Another reason the Grant file was so thick was that 30 years ago people still used typewriters, and so there are pages of my typed up interview with Peter Grant from when we sat in his office for a good hour before I toured the new OSB line.
Grant, educated in civil engineering at Michigan Tech, had worked in construction in the U.S. before returning to the family business. He became general manager of Grant Lumber’s planing mill at Elk Lake, before venturing into waferboard.
Grant told me the new OSB line cost about $75 million. It was located adjacent the waferboard line, each with their own dryers, blenders, forming line, multiple-opening press, and trim saw lines.
Peter Grant was known for his innovations and I recall the new OSB line using a combination of liquid and powdered resins, longer (6 in.) strands in the board, fines put back in the board. “We do things much much differently than anybody else does. I can assure you that,” Grant told me.

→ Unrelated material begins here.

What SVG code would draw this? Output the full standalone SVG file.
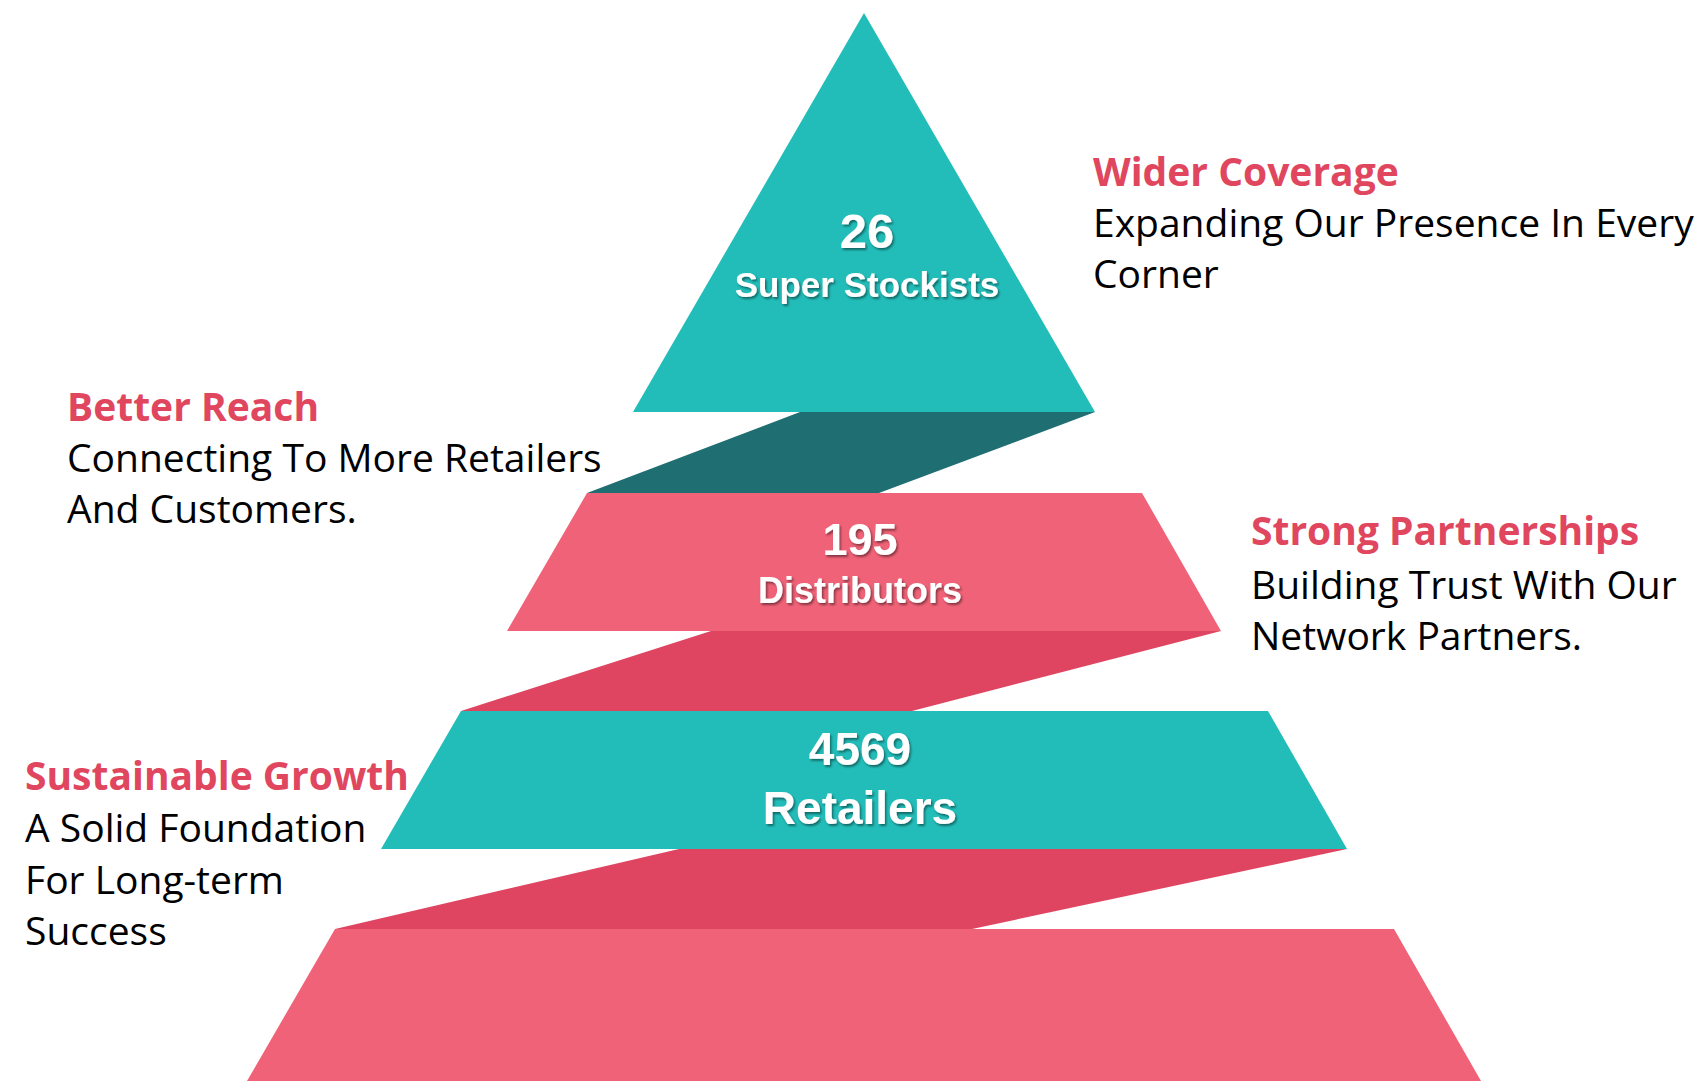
<svg xmlns="http://www.w3.org/2000/svg" width="1699" height="1081" viewBox="0 0 1699 1081">
<defs>
<filter id="sh" x="-10%" y="-10%" width="130%" height="140%">
<feDropShadow dx="1.5" dy="2" stdDeviation="1.2" flood-color="#000" flood-opacity="0.45"/>
</filter>
<style>
.teal{fill:#22BDB9}
.dteal{fill:#1F6E72}
.pink{fill:#F06277}
.dpink{fill:#DF4560}
.num{font-family:"Liberation Sans",Arial,sans-serif;font-weight:bold;fill:#fff;text-anchor:middle;filter:url(#sh)}
.head{font-family:"Open Sans","Liberation Sans",sans-serif;font-weight:bold;fill:#E0475F;font-size:39px}
.body{font-family:"Open Sans","Liberation Sans",sans-serif;fill:#000;font-size:39px}
</style>
</defs>
<rect width="1699" height="1081" fill="#fff"/>
<g id="connectors">
<polygon class="dteal" points="800,412 1095,412 879,493 587,493"/>
<polygon class="dpink" points="711,631 1221,631 912,711 461,711"/>
<polygon class="dpink" points="679,849 1347,849 972,929 335,929"/>
</g>
<g id="super-stockists">
<polygon class="teal" points="864,13 1095,412 633,412"/>
<text class="num" x="867" y="248" font-size="49">26</text>
<text class="num" x="867" y="297" font-size="35">Super Stockists</text>
</g>
<g id="distributors">
<polygon class="pink" points="587,493 1142,493 1221,631 507,631"/>
<text class="num" x="860" y="555" font-size="45">195</text>
<text class="num" x="860" y="603" font-size="36">Distributors</text>
</g>
<g id="retailers">
<polygon class="teal" points="461,711 1268,711 1347,849 381,849"/>
<text class="num" x="860" y="765" font-size="46">4569</text>
<text class="num" x="860" y="824" font-size="46">Retailers</text>
</g>
<g id="base">
<polygon class="pink" points="335,929 1394,929 1481,1081 247,1081"/>
</g>
<g id="wider-coverage">
<text class="head" x="1093" y="186">Wider Coverage</text>
<text class="body" x="1093" y="237">Expanding Our Presence In Every</text>
<text class="body" x="1093" y="288">Corner</text>
</g>
<g id="better-reach">
<text class="head" x="67" y="421">Better Reach</text>
<text class="body" x="67" y="472">Connecting To More Retailers</text>
<text class="body" x="67" y="523">And Customers.</text>
</g>
<g id="strong-partnerships">
<text class="head" x="1251" y="545">Strong Partnerships</text>
<text class="body" x="1251" y="599">Building Trust With Our</text>
<text class="body" x="1251" y="650">Network Partners.</text>
</g>
<g id="sustainable-growth">
<text class="head" x="25" y="790">Sustainable Growth</text>
<text class="body" x="25" y="842">A Solid Foundation</text>
<text class="body" x="25" y="894">For Long-term</text>
<text class="body" x="25" y="945">Success</text>
</g>
</svg>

I had interviewed another waferboard/OSB pioneer, LP’s Harry Merlo, four years earlier. About the time I interviewed Grant, LP seemed to be building an OSB mill every year. I wondered then if Grant would follow such an accelerated path. He didn’t go that route, seemingly content on what he had built at Englehart, until his 2005 announcement to build two OSB plants in South Carolina.
Those didn’t pan out for Grant, but his legacy is all over them today. Meanwhile I hear that Grant has recovered nicely in the farming industry.